My original plan was to sell off the DBA-02 and have these replace them as my dual driver IEMs in my collection, but I've since decided against it. The BA200 has superior build, accessories, fit, and is gentler, but the DBA-02 is a pretty unique entity in the current landscape of IEMs; it possesses the razor sharp clarity of the most analytical of IEMs, and has gained wide acceptance on Head-Fi despite its shortcomings (thinner body, compressed dynamics). Of these items, the BA200 can only claim superiority with respect to the compressed sound space.
So is it worth the MSRP of $250? With the amount of experience I was able to have with it, I'm not sure --- perhaps $200 is reasonable.
Its ergonomics are top notch, and build is close to top quality. The sound is likewise just about top-tier, but as with the case of most monitor-like IEMs, will alienate those looking for more emotionally involving earphones. In the same price category, the GR07 has a similar sound signature (though not the same) and expresses more dynamism.

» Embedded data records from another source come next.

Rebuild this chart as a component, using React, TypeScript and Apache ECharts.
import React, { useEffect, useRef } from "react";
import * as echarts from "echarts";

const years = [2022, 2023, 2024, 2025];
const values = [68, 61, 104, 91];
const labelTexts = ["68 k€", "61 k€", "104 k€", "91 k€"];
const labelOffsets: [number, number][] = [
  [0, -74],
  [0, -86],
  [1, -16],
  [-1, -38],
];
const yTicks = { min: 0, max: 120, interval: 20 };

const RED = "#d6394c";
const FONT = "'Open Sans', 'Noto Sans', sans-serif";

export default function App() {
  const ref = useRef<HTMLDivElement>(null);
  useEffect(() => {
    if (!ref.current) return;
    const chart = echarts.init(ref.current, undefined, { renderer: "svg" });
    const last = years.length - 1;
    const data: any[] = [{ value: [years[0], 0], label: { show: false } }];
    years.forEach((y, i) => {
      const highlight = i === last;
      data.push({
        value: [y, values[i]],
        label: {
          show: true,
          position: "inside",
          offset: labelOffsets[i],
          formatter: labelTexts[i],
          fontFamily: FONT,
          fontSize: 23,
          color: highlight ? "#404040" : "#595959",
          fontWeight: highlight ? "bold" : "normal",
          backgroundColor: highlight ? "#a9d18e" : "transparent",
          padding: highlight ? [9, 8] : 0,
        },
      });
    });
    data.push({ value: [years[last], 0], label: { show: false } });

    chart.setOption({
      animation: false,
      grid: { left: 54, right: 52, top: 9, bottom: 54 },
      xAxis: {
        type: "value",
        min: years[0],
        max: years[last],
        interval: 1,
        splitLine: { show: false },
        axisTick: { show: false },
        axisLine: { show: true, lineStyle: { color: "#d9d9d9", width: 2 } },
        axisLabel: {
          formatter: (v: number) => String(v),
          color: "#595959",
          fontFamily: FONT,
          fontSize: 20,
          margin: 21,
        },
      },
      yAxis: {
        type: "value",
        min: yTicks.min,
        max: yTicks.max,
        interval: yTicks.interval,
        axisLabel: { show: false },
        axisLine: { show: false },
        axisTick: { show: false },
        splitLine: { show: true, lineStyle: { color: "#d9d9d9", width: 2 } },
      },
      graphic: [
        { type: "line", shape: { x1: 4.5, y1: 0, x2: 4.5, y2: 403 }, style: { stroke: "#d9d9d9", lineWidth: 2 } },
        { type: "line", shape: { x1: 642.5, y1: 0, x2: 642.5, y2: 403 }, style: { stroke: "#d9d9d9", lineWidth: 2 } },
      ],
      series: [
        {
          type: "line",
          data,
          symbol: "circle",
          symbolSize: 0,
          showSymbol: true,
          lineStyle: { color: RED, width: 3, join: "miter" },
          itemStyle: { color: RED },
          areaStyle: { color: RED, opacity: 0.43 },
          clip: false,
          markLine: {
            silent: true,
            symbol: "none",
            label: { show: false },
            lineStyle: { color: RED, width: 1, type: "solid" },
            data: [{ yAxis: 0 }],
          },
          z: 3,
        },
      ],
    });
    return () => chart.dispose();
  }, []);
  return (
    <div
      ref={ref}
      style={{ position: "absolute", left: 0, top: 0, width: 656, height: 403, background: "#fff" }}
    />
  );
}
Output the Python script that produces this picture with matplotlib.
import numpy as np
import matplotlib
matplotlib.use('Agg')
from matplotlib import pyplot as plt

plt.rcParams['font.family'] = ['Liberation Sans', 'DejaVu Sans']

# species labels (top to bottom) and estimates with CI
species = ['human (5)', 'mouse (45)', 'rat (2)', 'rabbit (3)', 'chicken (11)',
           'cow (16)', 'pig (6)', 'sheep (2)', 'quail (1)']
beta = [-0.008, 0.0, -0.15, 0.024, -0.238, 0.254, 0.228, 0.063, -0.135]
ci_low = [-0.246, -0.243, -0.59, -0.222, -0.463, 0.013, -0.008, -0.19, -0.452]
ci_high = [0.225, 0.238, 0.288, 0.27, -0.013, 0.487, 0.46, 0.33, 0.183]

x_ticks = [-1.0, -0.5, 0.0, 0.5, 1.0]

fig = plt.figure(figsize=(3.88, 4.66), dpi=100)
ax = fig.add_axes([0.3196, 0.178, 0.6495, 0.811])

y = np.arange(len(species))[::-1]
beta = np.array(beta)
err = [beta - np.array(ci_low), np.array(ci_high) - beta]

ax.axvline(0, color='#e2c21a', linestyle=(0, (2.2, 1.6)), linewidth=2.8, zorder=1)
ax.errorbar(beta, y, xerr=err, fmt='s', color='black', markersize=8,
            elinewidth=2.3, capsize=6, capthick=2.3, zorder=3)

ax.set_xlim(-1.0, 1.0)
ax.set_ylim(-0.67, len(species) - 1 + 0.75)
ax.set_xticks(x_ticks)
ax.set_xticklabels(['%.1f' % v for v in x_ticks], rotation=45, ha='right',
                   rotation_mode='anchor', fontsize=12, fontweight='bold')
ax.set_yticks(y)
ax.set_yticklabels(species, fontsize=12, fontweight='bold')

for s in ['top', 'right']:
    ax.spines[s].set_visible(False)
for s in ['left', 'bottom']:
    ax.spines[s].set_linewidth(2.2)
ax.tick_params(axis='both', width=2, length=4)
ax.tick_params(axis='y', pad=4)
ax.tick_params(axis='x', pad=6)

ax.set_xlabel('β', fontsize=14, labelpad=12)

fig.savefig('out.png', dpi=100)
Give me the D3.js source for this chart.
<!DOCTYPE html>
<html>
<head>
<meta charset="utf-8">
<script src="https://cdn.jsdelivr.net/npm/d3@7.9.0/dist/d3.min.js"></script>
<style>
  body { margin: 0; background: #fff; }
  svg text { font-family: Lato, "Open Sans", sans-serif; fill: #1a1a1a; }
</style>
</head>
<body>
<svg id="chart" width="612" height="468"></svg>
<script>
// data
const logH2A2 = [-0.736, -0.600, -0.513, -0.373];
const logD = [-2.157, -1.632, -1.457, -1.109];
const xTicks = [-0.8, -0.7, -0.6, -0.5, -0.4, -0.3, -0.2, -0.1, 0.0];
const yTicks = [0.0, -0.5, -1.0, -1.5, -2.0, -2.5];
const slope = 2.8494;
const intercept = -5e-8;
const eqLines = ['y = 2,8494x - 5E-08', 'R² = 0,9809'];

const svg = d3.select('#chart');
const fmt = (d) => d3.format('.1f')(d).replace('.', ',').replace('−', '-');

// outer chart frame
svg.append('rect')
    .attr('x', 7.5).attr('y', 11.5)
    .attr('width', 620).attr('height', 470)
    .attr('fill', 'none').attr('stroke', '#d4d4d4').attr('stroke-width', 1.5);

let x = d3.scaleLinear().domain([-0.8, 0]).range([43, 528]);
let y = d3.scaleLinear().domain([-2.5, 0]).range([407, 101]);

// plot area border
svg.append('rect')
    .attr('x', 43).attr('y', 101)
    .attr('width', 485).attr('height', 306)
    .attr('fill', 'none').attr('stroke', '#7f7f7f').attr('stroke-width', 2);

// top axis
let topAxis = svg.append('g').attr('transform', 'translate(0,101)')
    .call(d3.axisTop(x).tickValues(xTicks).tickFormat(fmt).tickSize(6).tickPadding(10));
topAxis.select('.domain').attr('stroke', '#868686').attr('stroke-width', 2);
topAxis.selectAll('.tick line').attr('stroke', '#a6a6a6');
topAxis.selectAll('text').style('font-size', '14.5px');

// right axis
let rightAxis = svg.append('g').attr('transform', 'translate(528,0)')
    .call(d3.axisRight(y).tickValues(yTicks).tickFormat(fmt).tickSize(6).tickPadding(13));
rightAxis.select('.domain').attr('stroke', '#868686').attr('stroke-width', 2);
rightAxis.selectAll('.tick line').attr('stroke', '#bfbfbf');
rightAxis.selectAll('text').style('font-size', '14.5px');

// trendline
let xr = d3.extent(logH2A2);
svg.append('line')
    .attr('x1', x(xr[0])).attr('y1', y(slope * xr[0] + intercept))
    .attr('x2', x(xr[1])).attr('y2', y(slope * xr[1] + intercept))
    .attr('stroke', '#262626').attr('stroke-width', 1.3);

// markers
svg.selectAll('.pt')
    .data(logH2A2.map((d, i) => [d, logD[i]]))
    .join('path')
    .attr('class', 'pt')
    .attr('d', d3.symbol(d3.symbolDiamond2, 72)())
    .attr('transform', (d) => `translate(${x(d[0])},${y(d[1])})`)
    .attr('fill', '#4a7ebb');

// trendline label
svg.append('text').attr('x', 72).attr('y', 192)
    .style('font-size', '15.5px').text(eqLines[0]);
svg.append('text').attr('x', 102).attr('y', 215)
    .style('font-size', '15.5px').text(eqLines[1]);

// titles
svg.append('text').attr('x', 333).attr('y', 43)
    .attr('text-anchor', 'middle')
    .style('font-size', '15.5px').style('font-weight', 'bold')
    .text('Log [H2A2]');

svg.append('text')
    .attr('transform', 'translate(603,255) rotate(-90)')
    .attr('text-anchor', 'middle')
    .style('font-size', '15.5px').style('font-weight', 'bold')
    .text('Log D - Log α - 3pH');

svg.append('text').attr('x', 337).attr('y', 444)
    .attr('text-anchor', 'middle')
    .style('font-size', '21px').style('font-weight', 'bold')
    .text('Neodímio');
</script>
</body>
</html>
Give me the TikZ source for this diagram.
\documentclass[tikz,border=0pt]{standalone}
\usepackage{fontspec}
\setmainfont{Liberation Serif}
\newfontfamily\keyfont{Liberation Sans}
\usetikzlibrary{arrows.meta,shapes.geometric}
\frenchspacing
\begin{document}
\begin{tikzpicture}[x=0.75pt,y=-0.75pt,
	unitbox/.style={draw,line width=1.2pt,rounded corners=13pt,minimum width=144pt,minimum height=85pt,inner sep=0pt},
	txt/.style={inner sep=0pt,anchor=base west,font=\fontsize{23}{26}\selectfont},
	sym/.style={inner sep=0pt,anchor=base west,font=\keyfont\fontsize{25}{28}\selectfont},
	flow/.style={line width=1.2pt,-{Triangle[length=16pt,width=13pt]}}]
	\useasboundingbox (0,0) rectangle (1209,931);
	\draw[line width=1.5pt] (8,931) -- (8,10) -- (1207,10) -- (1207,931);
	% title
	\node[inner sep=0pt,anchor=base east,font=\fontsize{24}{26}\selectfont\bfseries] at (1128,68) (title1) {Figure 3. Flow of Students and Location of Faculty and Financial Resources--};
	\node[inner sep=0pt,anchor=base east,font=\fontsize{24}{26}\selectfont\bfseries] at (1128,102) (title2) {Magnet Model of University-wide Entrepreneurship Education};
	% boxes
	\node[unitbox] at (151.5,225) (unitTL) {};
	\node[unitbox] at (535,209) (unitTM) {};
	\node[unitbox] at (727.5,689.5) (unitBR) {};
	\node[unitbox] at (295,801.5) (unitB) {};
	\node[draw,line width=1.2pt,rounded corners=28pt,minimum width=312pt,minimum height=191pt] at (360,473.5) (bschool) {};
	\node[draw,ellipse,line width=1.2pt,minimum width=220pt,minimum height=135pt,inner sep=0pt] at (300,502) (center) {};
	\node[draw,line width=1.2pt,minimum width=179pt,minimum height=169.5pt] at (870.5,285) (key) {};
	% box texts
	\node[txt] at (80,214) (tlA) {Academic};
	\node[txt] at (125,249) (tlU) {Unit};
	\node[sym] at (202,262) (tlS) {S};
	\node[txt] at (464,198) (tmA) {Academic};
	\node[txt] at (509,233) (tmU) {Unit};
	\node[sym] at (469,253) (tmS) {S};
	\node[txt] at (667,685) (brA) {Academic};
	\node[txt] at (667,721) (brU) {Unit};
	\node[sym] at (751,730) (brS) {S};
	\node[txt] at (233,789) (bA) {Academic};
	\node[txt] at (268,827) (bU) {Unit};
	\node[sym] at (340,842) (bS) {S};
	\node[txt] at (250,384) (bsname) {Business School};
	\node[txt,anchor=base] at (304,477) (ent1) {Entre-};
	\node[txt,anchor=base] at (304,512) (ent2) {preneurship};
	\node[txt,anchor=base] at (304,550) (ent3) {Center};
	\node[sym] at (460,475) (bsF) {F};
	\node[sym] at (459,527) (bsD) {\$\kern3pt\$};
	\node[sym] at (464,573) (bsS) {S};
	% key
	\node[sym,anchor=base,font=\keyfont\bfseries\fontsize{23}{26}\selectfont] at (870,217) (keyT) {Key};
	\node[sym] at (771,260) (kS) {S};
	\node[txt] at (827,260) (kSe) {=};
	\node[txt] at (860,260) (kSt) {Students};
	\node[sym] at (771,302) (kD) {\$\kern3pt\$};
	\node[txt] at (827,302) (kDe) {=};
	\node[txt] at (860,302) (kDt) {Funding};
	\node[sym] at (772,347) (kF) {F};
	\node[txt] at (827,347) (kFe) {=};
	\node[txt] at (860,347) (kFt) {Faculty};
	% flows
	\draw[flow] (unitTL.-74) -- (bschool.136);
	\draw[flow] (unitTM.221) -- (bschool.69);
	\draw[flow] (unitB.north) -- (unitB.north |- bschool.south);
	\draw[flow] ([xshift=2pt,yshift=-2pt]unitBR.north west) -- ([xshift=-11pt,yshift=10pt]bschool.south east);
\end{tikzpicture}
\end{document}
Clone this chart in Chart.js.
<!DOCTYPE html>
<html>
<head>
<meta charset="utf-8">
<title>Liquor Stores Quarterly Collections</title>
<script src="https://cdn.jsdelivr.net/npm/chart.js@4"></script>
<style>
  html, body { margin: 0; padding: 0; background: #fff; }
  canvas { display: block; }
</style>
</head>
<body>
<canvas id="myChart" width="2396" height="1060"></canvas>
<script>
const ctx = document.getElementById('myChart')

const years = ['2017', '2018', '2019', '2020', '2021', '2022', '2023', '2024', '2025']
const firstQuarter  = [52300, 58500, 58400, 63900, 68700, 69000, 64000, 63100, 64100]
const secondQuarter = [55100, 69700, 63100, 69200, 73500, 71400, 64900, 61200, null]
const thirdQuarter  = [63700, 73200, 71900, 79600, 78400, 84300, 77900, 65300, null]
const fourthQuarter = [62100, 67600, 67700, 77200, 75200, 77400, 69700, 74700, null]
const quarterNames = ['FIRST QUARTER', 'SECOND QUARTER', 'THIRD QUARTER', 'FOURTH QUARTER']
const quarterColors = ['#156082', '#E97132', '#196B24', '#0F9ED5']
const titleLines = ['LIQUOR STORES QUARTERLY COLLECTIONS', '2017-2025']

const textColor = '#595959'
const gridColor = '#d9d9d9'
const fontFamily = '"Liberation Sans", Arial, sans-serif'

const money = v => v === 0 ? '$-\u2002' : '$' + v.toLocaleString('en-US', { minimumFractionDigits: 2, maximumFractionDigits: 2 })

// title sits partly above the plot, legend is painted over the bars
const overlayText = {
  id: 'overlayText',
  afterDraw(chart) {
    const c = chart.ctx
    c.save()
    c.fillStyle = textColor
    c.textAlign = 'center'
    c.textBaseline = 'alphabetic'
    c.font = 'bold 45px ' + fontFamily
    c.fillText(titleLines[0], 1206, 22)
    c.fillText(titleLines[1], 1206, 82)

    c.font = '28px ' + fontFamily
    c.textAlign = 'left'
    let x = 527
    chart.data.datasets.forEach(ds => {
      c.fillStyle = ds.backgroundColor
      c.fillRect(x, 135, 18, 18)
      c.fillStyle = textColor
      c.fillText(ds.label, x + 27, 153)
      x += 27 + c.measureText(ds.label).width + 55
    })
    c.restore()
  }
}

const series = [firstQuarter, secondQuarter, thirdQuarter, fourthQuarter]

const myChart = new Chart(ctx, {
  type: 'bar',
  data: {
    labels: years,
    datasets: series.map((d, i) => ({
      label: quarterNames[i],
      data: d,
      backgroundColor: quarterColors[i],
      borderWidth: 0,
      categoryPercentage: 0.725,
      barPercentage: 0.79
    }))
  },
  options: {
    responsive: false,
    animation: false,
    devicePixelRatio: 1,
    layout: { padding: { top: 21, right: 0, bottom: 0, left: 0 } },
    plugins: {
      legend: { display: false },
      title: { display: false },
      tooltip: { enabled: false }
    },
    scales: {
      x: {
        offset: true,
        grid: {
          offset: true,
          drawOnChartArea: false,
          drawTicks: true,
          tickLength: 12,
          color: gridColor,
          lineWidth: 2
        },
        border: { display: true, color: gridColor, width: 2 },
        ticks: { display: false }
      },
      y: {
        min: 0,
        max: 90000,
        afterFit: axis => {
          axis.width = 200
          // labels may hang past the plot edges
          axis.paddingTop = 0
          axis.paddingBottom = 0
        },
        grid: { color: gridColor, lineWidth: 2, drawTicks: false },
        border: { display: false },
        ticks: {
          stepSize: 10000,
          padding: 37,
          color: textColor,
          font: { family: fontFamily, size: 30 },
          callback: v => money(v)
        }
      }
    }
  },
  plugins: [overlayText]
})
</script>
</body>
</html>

Granted, these are very elementary impressions from a session of <20 minutes in duration, so my opinions may very well change significantly after extended ownership of them. With the price that I'm able to get them for, it'd almost be silly for me not to buy them, but I'll have to take my time to accrue extra money. Even so, I don't envision them flying off the shelves just yet, so I have some time to save up.
I got to try them with silicone tips tonight, and the sound is, in my opinion, much improved. The excellent treble extension is more pronounced with more sparkle, and overall, the balance reminded me of the EX1000 at low volume, with a little bit less detail and slightly more forward mids. Bass is great; just the right amount of impact and control for my tastes, although it isn't as well textured as I'd hope it to be. Then again, I was listening to it unamped, straight out of an iPod Touch, which doesn't do music quite the same justice as a proper portable or desktop system.
I have to emphasize that the ergonomics are truly excellent. They sit, without a doubt, better in my ears than any Westone or Shure ever have. The slight outward cant of the cable outlet on the housing allows the flat cables to curve perfectly around my ears. I tried them right next to a SE535 Special Edition and while the SE535 also fit very nicely, it didn't feel nearly as comfortable as the BA200 did.
However, and this is a pretty significant 'however', the BA200 still lacks dynamism. I'd like to reiterate that it is only marginally more dynamic sounding that the UM3x, as it is nevertheless tuned more as a professional monitor than as a personal listening device. The SE535 LTD-J I tried on right afterward felt so much more dynamic and involving. I don't want to fault the BA200 for being this way, but stay away if the flat affect of the monitor sound turns you off.
The price of these is just so tempting. Blast my broken ATM card!